SHORT EXERCISE: Copy these lines exactly and nothing else: from the line holding "Write a web" to the line holding "-2, 13, 31];", both lines included.

SUPPLIED INFORMATION:

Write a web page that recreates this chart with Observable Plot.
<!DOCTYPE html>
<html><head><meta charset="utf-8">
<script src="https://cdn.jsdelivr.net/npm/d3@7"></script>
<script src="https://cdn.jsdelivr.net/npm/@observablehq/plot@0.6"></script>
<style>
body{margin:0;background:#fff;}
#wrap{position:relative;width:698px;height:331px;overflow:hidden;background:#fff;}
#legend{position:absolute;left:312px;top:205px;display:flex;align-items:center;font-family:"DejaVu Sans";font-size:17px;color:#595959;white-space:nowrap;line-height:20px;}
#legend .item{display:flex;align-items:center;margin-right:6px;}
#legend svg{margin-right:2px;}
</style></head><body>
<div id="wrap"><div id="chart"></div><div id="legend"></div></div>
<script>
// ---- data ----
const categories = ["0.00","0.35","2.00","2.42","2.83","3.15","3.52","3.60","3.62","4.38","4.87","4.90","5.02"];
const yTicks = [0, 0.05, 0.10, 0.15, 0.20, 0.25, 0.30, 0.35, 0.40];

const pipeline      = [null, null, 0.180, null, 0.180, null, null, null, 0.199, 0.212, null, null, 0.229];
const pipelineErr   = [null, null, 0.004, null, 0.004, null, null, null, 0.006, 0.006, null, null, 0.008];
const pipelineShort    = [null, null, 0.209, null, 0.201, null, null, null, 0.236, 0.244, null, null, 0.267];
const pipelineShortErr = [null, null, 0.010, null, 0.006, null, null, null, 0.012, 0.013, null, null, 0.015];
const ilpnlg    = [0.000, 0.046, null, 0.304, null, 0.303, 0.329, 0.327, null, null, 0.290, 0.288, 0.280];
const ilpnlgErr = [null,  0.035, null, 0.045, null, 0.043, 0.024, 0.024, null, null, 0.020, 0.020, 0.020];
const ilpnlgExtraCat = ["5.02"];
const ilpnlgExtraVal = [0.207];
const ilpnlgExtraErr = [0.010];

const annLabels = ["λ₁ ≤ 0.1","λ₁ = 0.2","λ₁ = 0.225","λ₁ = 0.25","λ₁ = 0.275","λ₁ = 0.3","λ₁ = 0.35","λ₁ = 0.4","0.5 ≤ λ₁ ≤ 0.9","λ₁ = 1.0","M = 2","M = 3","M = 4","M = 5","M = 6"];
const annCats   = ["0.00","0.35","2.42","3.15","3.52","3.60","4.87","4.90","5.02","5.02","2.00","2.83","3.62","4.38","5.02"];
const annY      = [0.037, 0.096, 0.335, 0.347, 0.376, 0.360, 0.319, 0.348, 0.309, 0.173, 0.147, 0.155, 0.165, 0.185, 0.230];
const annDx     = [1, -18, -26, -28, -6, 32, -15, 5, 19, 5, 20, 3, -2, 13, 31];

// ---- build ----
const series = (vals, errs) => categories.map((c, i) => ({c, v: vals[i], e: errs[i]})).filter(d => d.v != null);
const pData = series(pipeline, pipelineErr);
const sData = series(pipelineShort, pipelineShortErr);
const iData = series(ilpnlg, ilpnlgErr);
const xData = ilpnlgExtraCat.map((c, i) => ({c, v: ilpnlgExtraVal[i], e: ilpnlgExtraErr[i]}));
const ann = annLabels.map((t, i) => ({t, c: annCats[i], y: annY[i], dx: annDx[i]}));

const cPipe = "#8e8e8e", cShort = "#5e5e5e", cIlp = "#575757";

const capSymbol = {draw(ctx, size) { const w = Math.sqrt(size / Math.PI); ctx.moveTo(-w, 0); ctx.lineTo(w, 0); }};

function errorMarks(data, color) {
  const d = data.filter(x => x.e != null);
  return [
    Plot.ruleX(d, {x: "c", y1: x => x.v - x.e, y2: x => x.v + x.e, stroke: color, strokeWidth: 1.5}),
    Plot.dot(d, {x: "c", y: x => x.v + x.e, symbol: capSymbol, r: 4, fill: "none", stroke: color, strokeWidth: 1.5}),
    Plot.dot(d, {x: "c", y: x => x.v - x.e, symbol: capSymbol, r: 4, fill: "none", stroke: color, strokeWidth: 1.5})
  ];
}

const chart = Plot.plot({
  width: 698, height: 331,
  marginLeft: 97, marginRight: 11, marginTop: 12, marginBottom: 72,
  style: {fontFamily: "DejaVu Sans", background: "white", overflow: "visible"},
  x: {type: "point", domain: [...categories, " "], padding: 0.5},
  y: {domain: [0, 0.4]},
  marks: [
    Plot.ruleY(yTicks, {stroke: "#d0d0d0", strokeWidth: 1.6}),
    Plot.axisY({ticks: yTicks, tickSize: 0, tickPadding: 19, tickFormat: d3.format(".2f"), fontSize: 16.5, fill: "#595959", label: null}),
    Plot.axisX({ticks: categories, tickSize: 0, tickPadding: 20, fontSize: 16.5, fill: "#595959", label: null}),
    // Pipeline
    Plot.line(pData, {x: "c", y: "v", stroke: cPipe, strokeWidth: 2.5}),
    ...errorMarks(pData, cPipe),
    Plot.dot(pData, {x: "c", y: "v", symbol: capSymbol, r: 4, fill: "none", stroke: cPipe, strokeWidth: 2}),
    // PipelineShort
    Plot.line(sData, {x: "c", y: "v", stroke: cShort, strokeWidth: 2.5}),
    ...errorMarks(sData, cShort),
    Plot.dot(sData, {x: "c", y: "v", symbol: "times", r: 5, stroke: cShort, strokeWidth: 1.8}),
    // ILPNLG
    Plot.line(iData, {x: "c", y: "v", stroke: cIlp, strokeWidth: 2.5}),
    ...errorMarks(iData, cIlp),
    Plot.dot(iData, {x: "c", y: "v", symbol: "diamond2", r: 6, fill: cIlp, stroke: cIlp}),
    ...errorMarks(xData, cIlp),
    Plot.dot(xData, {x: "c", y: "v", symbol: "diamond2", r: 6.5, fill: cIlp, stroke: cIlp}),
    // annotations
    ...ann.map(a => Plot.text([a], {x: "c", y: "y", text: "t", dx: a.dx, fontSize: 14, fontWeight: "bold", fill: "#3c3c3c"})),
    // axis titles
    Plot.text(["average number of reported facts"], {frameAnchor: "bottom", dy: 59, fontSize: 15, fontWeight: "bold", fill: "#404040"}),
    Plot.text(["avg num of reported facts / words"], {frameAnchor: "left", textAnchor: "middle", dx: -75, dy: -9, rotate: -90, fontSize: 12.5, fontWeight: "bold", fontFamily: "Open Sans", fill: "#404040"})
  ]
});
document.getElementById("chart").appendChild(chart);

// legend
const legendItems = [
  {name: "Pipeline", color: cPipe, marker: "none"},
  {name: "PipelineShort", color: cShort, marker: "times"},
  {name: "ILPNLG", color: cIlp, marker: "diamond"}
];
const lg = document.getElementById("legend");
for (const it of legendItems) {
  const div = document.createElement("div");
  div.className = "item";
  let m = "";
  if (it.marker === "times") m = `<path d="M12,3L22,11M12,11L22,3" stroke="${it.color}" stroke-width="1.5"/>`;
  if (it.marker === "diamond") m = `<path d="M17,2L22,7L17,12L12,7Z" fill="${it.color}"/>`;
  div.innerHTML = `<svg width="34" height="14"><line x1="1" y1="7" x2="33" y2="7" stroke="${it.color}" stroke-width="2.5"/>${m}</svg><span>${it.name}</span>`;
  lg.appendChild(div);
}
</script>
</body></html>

* * *

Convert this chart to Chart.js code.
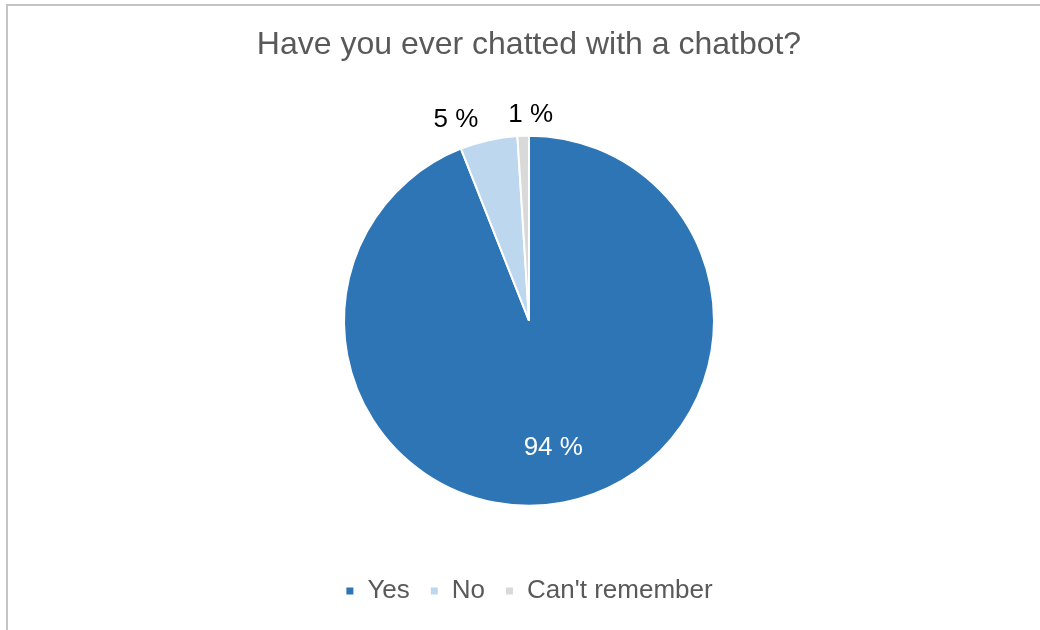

SOLVED EXERCISE:
Write a web page that recreates this chart with Observable Plot.
<!DOCTYPE html>
<html><head><meta charset="utf-8">
<script src="https://cdn.jsdelivr.net/npm/d3@7"></script>
<script src="https://cdn.jsdelivr.net/npm/@observablehq/plot@0.6"></script>
<style>
body{margin:0;background:#fff;}
#wrap{position:relative;width:698px;height:331px;overflow:hidden;background:#fff;}
#legend{position:absolute;left:312px;top:205px;display:flex;align-items:center;font-family:"DejaVu Sans";font-size:17px;color:#595959;white-space:nowrap;line-height:20px;}
#legend .item{display:flex;align-items:center;margin-right:6px;}
#legend svg{margin-right:2px;}
</style></head><body>
<div id="wrap"><div id="chart"></div><div id="legend"></div></div>
<script>
// ---- data ----
const categories = ["0.00","0.35","2.00","2.42","2.83","3.15","3.52","3.60","3.62","4.38","4.87","4.90","5.02"];
const yTicks = [0, 0.05, 0.10, 0.15, 0.20, 0.25, 0.30, 0.35, 0.40];

const pipeline      = [null, null, 0.180, null, 0.180, null, null, null, 0.199, 0.212, null, null, 0.229];
const pipelineErr   = [null, null, 0.004, null, 0.004, null, null, null, 0.006, 0.006, null, null, 0.008];
const pipelineShort    = [null, null, 0.209, null, 0.201, null, null, null, 0.236, 0.244, null, null, 0.267];
const pipelineShortErr = [null, null, 0.010, null, 0.006, null, null, null, 0.012, 0.013, null, null, 0.015];
const ilpnlg    = [0.000, 0.046, null, 0.304, null, 0.303, 0.329, 0.327, null, null, 0.290, 0.288, 0.280];
const ilpnlgErr = [null,  0.035, null, 0.045, null, 0.043, 0.024, 0.024, null, null, 0.020, 0.020, 0.020];
const ilpnlgExtraCat = ["5.02"];
const ilpnlgExtraVal = [0.207];
const ilpnlgExtraErr = [0.010];

const annLabels = ["λ₁ ≤ 0.1","λ₁ = 0.2","λ₁ = 0.225","λ₁ = 0.25","λ₁ = 0.275","λ₁ = 0.3","λ₁ = 0.35","λ₁ = 0.4","0.5 ≤ λ₁ ≤ 0.9","λ₁ = 1.0","M = 2","M = 3","M = 4","M = 5","M = 6"];
const annCats   = ["0.00","0.35","2.42","3.15","3.52","3.60","4.87","4.90","5.02","5.02","2.00","2.83","3.62","4.38","5.02"];
const annY      = [0.037, 0.096, 0.335, 0.347, 0.376, 0.360, 0.319, 0.348, 0.309, 0.173, 0.147, 0.155, 0.165, 0.185, 0.230];
const annDx     = [1, -18, -26, -28, -6, 32, -15, 5, 19, 5, 20, 3, -2, 13, 31];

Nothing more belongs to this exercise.